## Line Chart: Benchmark: AIME25
### Overview
The image displays a line chart comparing the performance of two methods, labeled "GAPO" and "MEL," over the course of training. The chart tracks a "Validation Score" against "Training Step," showing how each method's performance evolves. Both methods show a general upward trend, indicating improvement with more training, but with different patterns of volatility.
### Components/Axes
* **Chart Title:** "Benchmark: AIME25" (centered at the top).
* **X-Axis:**
* **Label:** "Training Step" (centered below the axis).
* **Scale:** Linear scale from 0 to 140.
* **Major Tick Marks:** 0, 20, 40, 60, 80, 100, 120, 140.
* **Y-Axis:**
* **Label:** "Validation Score" (rotated vertically, left of the axis).
* **Scale:** Linear scale from 0.10 to 0.35.
* **Major Tick Marks:** 0.10, 0.15, 0.20, 0.25, 0.30, 0.35.
* **Legend:**
* **Position:** Bottom-right corner of the chart area.
* **Entries:**
1. **GAPO:** Represented by a blue line with circular markers.

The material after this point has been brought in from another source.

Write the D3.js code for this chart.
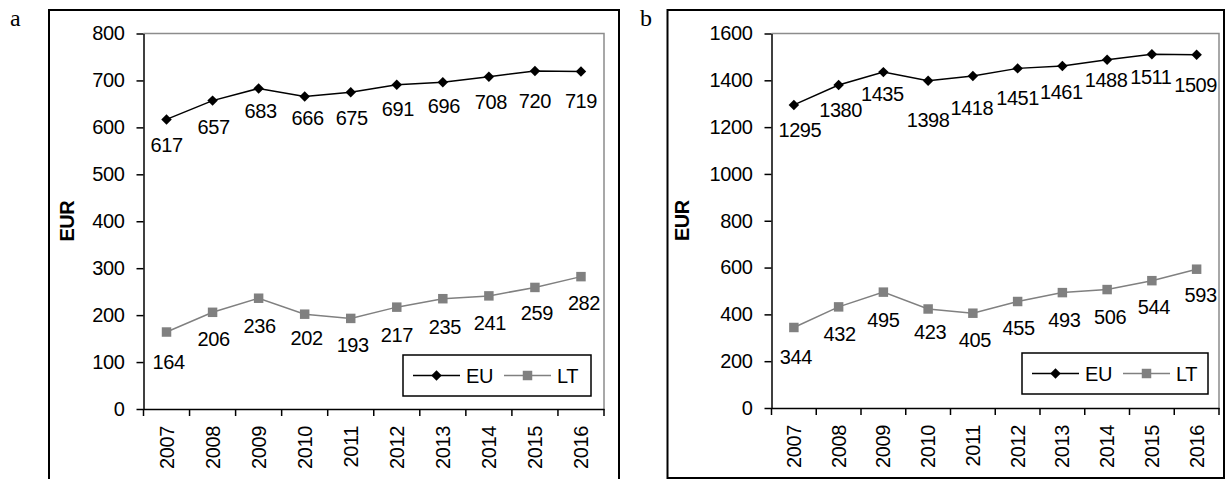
<!DOCTYPE html>
<html>
<head>
<meta charset="utf-8">
<script src="https://cdn.jsdelivr.net/npm/d3@7"></script>
<style>
  body { margin: 0; background: #fff; }
  svg { display: block; }
  .num { font-family: "Liberation Sans Narrow", "Arial Narrow", "Liberation Sans", sans-serif; font-size: 20px; letter-spacing: -0.4px; fill: #000; }
</style>
</head>
<body>
<svg id="chart" width="1225" height="479"></svg>
<script>
const years = ['2007', '2008', '2009', '2010', '2011', '2012', '2013', '2014', '2015', '2016'];

// panel a: EUR
const euA = [617, 657, 683, 666, 675, 691, 696, 708, 720, 719];
const ltA = [164, 206, 236, 202, 193, 217, 235, 241, 259, 282];
const ticksA = [0, 100, 200, 300, 400, 500, 600, 700, 800];

// panel b: EUR
const euB = [1295, 1380, 1435, 1398, 1418, 1451, 1461, 1488, 1511, 1509];
const ltB = [344, 432, 495, 423, 405, 455, 493, 506, 544, 593];
const ticksB = [0, 200, 400, 600, 800, 1000, 1200, 1400, 1600];

// hand placed data labels (offset from the marker, px)
const nudgeEuA = [[0, 26], [1, 26], [2, 23], [3, 22], [1, 26], [1, 24], [1, 24], [2, 25], [0, 30], [0, 29]];
const nudgeLtA = [[2, 30], [1, 27], [1, 28], [2, 24], [2, 27], [0, 28], [2, 28], [1, 27], [2, 26], [3, 26]];
const nudgeEuB = [[6, 25], [2, 25], [-1, 22], [0, 39], [-1, 32], [0, 30], [-1, 26], [-1, 20], [-1, 23], [-1, 30]];
const nudgeLtB = [[2, 30], [1, 27], [0, 28], [2, 23], [2, 27], [1, 26], [2, 27], [3, 27], [2, 26], [4, 26]];

const svg = d3.select('#chart');

const diamond = d3.symbol().type(d3.symbolDiamond2).size(70);
const square = d3.symbol().type(d3.symbolSquare).size(90);

function drawPanel(p) {
    // outer frame
    svg.append('rect')
        .attr('x', p.frame[0]).attr('y', p.frame[1])
        .attr('width', p.frame[2]).attr('height', p.frame[3])
        .attr('fill', 'none').attr('stroke', '#000').attr('stroke-width', 2);

    svg.append('text')
        .attr('x', p.letterX).attr('y', 26)
        .attr('font-family', '"Liberation Serif", "Times New Roman", serif')
        .attr('font-size', 24)
        .text(p.letter);

    const x = d3.scaleBand().domain(years).range([p.left, p.right]);
    const y = d3.scaleLinear().domain([p.ticks[0], p.ticks[p.ticks.length - 1]]).range([p.bottom, p.top]);

    // plot area edges, top and right in grey
    svg.append('path')
        .attr('d', `M${p.left},${p.top}H${p.right}V${p.bottom}`)
        .attr('fill', 'none').attr('stroke', '#8c8c8c').attr('stroke-width', 1.5);

    const yAxis = svg.append('g')
        .attr('transform', `translate(${p.left},0)`)
        .call(d3.axisLeft(y).tickValues(p.ticks).tickFormat(d3.format('d'))
            .tickSize(7).tickPadding(12).tickSizeOuter(0));
    yAxis.select('.domain').attr('stroke-width', 1.5);
    yAxis.selectAll('.tick line').attr('stroke-width', 1.5);
    yAxis.selectAll('.tick text').attr('class', 'num').attr('font-size', null).attr('font-family', null);

    const xAxis = svg.append('g')
        .attr('transform', `translate(0,${p.bottom})`)
        .call(d3.axisBottom(x).tickSize(0).tickSizeOuter(0));
    xAxis.select('.domain').attr('stroke-width', 1.5);
    xAxis.selectAll('.tick text')
        .attr('class', 'num').attr('font-size', null).attr('font-family', null)
        .attr('transform', 'rotate(-90)')
        .attr('text-anchor', 'end')
        .attr('x', -17).attr('y', 0).attr('dy', '0.35em');
    // ticks between categories
    xAxis.selectAll('.bound')
        .data(d3.range(years.length + 1))
        .join('line')
        .attr('x1', i => p.left + i * x.step()).attr('x2', i => p.left + i * x.step())
        .attr('y1', 0).attr('y2', 7)
        .attr('stroke', '#000').attr('stroke-width', 1.5);

    svg.append('text')
        .attr('transform', `translate(${p.titleX},${(p.top + p.bottom) / 2}) rotate(-90)`)
        .attr('text-anchor', 'middle').attr('dy', '0.35em')
        .attr('font-family', '"Liberation Sans Narrow", "Arial Narrow", "Liberation Sans", sans-serif')
        .attr('font-weight', 'bold').attr('font-size', 20).attr('letter-spacing', -0.5)
        .text('EUR');

    const cx = (d, i) => x(years[i]) + x.bandwidth() / 2;
    const line = d3.line().x(cx).y(d => y(d));

    const series = [
        { values: p.lt, color: '#808080', shape: square, nudge: p.nudgeLt },
        { values: p.eu, color: '#000', shape: diamond, nudge: p.nudgeEu }
    ];
    series.forEach(s => {
        svg.append('path').datum(s.values)
            .attr('d', line)
            .attr('fill', 'none').attr('stroke', s.color).attr('stroke-width', 1.5);
        svg.append('g').selectAll('path')
            .data(s.values).join('path')
            .attr('d', s.shape)
            .attr('transform', (d, i) => `translate(${cx(d, i)},${y(d)})`)
            .attr('fill', s.color);
        svg.append('g').selectAll('text')
            .data(s.values).join('text')
            .attr('class', 'num')
            .attr('text-anchor', 'middle').attr('dy', '0.35em')
            .attr('x', (d, i) => cx(d, i) + s.nudge[i][0])
            .attr('y', (d, i) => y(d) + s.nudge[i][1])
            .text(d => d);
    });

    // legend
    const lw = p.legend[2], lh = p.legend[3];
    const lg = svg.append('g').attr('transform', `translate(${p.legend[0]},${p.legend[1]})`);
    lg.append('rect').attr('width', lw).attr('height', lh)
        .attr('fill', '#fff').attr('stroke', '#000').attr('stroke-width', 1.5);
    const items = [
        { name: 'EU', color: '#000', shape: diamond, x0: 10 },
        { name: 'LT', color: '#808080', shape: square, x0: 101 }
    ];
    items.forEach(it => {
        lg.append('line')
            .attr('x1', it.x0).attr('x2', it.x0 + 47)
            .attr('y1', lh / 2).attr('y2', lh / 2)
            .attr('stroke', it.color).attr('stroke-width', 1.5);
        lg.append('path').attr('d', it.shape)
            .attr('transform', `translate(${it.x0 + 23.5},${lh / 2})`)
            .attr('fill', it.color);
        lg.append('text').attr('class', 'num')
            .attr('x', it.x0 + 53).attr('y', lh / 2).attr('dy', '0.35em')
            .text(it.name);
    });
}

drawPanel({
    letter: 'a', letterX: 10, frame: [49, 10, 570, 475],
    left: 143.5, right: 604, top: 33.5, bottom: 409,
    ticks: ticksA, eu: euA, lt: ltA, nudgeEu: nudgeEuA, nudgeLt: nudgeLtA,
    titleX: 67, legend: [403, 355, 188, 41]
});

drawPanel({
    letter: 'b', letterX: 640, frame: [667.5, 10, 556.5, 468],
    left: 771.5, right: 1219, top: 33.5, bottom: 408,
    ticks: ticksB, eu: euB, lt: ltB, nudgeEu: nudgeEuB, nudgeLt: nudgeLtB,
    titleX: 682, legend: [1022, 353, 186, 41]
});
</script>
</body>
</html>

2. **MEL:** Represented by a red line with triangular markers.
### Detailed Analysis
**Data Series: GAPO (Blue Line, Circles)**
* **Trend:** The line shows an overall upward trend with significant fluctuations. It starts at a moderate level, dips early, then rises with several peaks and troughs before a final sharp increase.
* **Approximate Data Points (Training Step, Validation Score):**
* (0, ~0.17)
* (10, ~0.17)
* (20, ~0.10) - **Notable dip.**
* (30, ~0.17)
* (40, ~0.13)
* (50, ~0.23)
* (60, ~0.22)
* (70, ~0.25)
* (80, ~0.30) - **Local peak.**
* (90, ~0.20)
* (100, ~0.20)
* (110, ~0.25)
* (120, ~0.30)
* (130, ~0.27)
* (140, ~0.33) - **Final value.**
**Data Series: MEL (Red Line, Triangles)**
* **Trend:** The line shows a strong, albeit volatile, upward trend. It starts lower than GAPO but exhibits more dramatic swings, ultimately reaching a higher final value.
* **Approximate Data Points (Training Step, Validation Score):**
* (0, ~0.07)
* (10, ~0.17)
* (20, ~0.17)
* (30, ~0.20)
* (40, ~0.17)
* (50, ~0.27)
* (60, ~0.22)
* (70, ~0.27)
* (80, ~0.20)
* (90, ~0.17)
* (100, ~0.27)
* (110, ~0.23)
* (120, ~0.27)
* (130, ~0.27)
* (140, ~0.36) - **Final value and chart maximum.**
### Key Observations
1. **Initial Performance:** GAPO starts with a higher validation score (~0.17) than MEL (~0.07) at step 0.
2. **Early Divergence:** GAPO experiences a sharp performance drop at step 20, while MEL maintains its score.
3. **Crossover Points:** The lines cross multiple times (e.g., near step 10, step 50, step 110), indicating neither method is consistently superior throughout training.
4. **Volatility:** MEL's performance is more volatile, with larger swings between consecutive steps (e.g., the drop from ~0.27 at step 70 to ~0.17 at step 90).
5. **Final Outcome:** By the final recorded step (140), MEL achieves the highest validation score on the chart (~0.36), surpassing GAPO's final score (~0.33).
6. **General Trend:** Despite the volatility, both methods demonstrate a clear positive correlation between training steps and validation score.
### Interpretation
This chart benchmarks two optimization or learning algorithms (GAPO and MEL) on the "AIME25" task. The data suggests that while both methods are effective at learning, as evidenced by their upward trends, they have distinct characteristics.
* **GAPO** appears to be a more stable learner initially but is prone to a significant early setback (the dip at step 20). Its recovery and subsequent performance are strong but not the highest.
* **MEL** starts poorly but exhibits a "high-risk, high-reward" pattern. Its greater volatility suggests it may be exploring the solution space more aggressively, which leads to larger temporary setbacks but also enables it to discover a better final solution (the peak at step 140).
The multiple crossover points imply that the choice between GAPO and MEL might depend on the available training budget. If training must stop early (e.g., before step 50), GAPO might be preferable. For a full training run to step 140, MEL yields a better result. The chart does not provide information on computational cost, stability across multiple runs, or performance beyond 140 steps, which would be critical for a full technical assessment.